--- Start Information provided ---

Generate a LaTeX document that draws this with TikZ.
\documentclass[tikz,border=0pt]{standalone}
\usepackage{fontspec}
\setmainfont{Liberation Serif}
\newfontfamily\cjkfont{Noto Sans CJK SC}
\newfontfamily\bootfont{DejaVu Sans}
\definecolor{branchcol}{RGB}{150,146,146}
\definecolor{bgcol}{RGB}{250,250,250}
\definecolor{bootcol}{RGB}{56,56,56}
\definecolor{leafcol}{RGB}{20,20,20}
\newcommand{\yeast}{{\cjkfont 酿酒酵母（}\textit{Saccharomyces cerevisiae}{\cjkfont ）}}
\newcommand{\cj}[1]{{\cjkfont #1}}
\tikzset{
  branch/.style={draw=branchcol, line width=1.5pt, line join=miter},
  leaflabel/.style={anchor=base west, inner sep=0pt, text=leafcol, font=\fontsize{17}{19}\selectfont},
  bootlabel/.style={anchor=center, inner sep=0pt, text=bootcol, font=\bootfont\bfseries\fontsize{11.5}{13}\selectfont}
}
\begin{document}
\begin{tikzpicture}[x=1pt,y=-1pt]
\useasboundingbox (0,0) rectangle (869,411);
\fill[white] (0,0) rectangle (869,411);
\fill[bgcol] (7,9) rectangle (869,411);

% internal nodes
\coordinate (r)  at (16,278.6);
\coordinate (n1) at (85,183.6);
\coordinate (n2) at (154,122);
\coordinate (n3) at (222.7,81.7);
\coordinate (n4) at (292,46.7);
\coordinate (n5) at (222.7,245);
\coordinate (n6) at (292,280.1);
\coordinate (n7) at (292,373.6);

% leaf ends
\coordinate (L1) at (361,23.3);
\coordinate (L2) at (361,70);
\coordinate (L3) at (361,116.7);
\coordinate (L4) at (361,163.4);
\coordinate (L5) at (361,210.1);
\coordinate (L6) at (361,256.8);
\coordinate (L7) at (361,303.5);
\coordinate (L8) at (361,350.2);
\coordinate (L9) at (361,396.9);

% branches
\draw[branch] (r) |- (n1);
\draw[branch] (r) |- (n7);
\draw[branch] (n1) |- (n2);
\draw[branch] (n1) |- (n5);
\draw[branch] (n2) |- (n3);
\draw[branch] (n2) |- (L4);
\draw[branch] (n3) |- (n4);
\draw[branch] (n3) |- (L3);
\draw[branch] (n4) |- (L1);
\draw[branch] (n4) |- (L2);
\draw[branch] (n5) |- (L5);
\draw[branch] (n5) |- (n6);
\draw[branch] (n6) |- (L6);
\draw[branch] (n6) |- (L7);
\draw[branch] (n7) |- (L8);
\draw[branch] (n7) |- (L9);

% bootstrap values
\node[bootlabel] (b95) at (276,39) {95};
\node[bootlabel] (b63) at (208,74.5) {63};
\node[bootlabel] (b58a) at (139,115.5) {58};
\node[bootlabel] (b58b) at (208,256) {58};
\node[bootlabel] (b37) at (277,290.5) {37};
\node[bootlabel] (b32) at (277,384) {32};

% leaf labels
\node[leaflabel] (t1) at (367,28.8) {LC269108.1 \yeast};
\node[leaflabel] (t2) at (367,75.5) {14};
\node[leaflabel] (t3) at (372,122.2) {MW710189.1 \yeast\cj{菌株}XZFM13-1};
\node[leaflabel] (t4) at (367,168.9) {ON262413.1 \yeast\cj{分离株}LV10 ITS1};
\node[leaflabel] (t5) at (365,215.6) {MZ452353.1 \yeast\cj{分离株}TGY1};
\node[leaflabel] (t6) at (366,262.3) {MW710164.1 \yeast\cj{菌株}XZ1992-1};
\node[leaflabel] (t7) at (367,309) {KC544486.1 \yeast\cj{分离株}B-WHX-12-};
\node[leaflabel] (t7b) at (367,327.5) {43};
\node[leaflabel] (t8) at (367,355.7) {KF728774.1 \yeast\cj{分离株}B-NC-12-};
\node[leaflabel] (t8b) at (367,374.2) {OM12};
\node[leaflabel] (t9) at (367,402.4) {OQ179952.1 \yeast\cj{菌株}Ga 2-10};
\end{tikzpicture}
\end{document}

--- End Information provided ---

• _Exercise objective_:
All of the lines above need to be given again exactly.

• _Finished task_:
Generate a LaTeX document that draws this with TikZ.
\documentclass[tikz,border=0pt]{standalone}
\usepackage{fontspec}
\setmainfont{Liberation Serif}
\newfontfamily\cjkfont{Noto Sans CJK SC}
\newfontfamily\bootfont{DejaVu Sans}
\definecolor{branchcol}{RGB}{150,146,146}
\definecolor{bgcol}{RGB}{250,250,250}
\definecolor{bootcol}{RGB}{56,56,56}
\definecolor{leafcol}{RGB}{20,20,20}
\newcommand{\yeast}{{\cjkfont 酿酒酵母（}\textit{Saccharomyces cerevisiae}{\cjkfont ）}}
\newcommand{\cj}[1]{{\cjkfont #1}}
\tikzset{
  branch/.style={draw=branchcol, line width=1.5pt, line join=miter},
  leaflabel/.style={anchor=base west, inner sep=0pt, text=leafcol, font=\fontsize{17}{19}\selectfont},
  bootlabel/.style={anchor=center, inner sep=0pt, text=bootcol, font=\bootfont\bfseries\fontsize{11.5}{13}\selectfont}
}
\begin{document}
\begin{tikzpicture}[x=1pt,y=-1pt]
\useasboundingbox (0,0) rectangle (869,411);
\fill[white] (0,0) rectangle (869,411);
\fill[bgcol] (7,9) rectangle (869,411);

% internal nodes
\coordinate (r)  at (16,278.6);
\coordinate (n1) at (85,183.6);
\coordinate (n2) at (154,122);
\coordinate (n3) at (222.7,81.7);
\coordinate (n4) at (292,46.7);
\coordinate (n5) at (222.7,245);
\coordinate (n6) at (292,280.1);
\coordinate (n7) at (292,373.6);

% leaf ends
\coordinate (L1) at (361,23.3);
\coordinate (L2) at (361,70);
\coordinate (L3) at (361,116.7);
\coordinate (L4) at (361,163.4);
\coordinate (L5) at (361,210.1);
\coordinate (L6) at (361,256.8);
\coordinate (L7) at (361,303.5);
\coordinate (L8) at (361,350.2);
\coordinate (L9) at (361,396.9);

% branches
\draw[branch] (r) |- (n1);
\draw[branch] (r) |- (n7);
\draw[branch] (n1) |- (n2);
\draw[branch] (n1) |- (n5);
\draw[branch] (n2) |- (n3);
\draw[branch] (n2) |- (L4);
\draw[branch] (n3) |- (n4);
\draw[branch] (n3) |- (L3);
\draw[branch] (n4) |- (L1);
\draw[branch] (n4) |- (L2);
\draw[branch] (n5) |- (L5);
\draw[branch] (n5) |- (n6);
\draw[branch] (n6) |- (L6);
\draw[branch] (n6) |- (L7);
\draw[branch] (n7) |- (L8);
\draw[branch] (n7) |- (L9);

% bootstrap values
\node[bootlabel] (b95) at (276,39) {95};
\node[bootlabel] (b63) at (208,74.5) {63};
\node[bootlabel] (b58a) at (139,115.5) {58};
\node[bootlabel] (b58b) at (208,256) {58};
\node[bootlabel] (b37) at (277,290.5) {37};
\node[bootlabel] (b32) at (277,384) {32};

% leaf labels
\node[leaflabel] (t1) at (367,28.8) {LC269108.1 \yeast};
\node[leaflabel] (t2) at (367,75.5) {14};
\node[leaflabel] (t3) at (372,122.2) {MW710189.1 \yeast\cj{菌株}XZFM13-1};
\node[leaflabel] (t4) at (367,168.9) {ON262413.1 \yeast\cj{分离株}LV10 ITS1};
\node[leaflabel] (t5) at (365,215.6) {MZ452353.1 \yeast\cj{分离株}TGY1};
\node[leaflabel] (t6) at (366,262.3) {MW710164.1 \yeast\cj{菌株}XZ1992-1};
\node[leaflabel] (t7) at (367,309) {KC544486.1 \yeast\cj{分离株}B-WHX-12-};
\node[leaflabel] (t7b) at (367,327.5) {43};
\node[leaflabel] (t8) at (367,355.7) {KF728774.1 \yeast\cj{分离株}B-NC-12-};
\node[leaflabel] (t8b) at (367,374.2) {OM12};
\node[leaflabel] (t9) at (367,402.4) {OQ179952.1 \yeast\cj{菌株}Ga 2-10};
\end{tikzpicture}
\end{document}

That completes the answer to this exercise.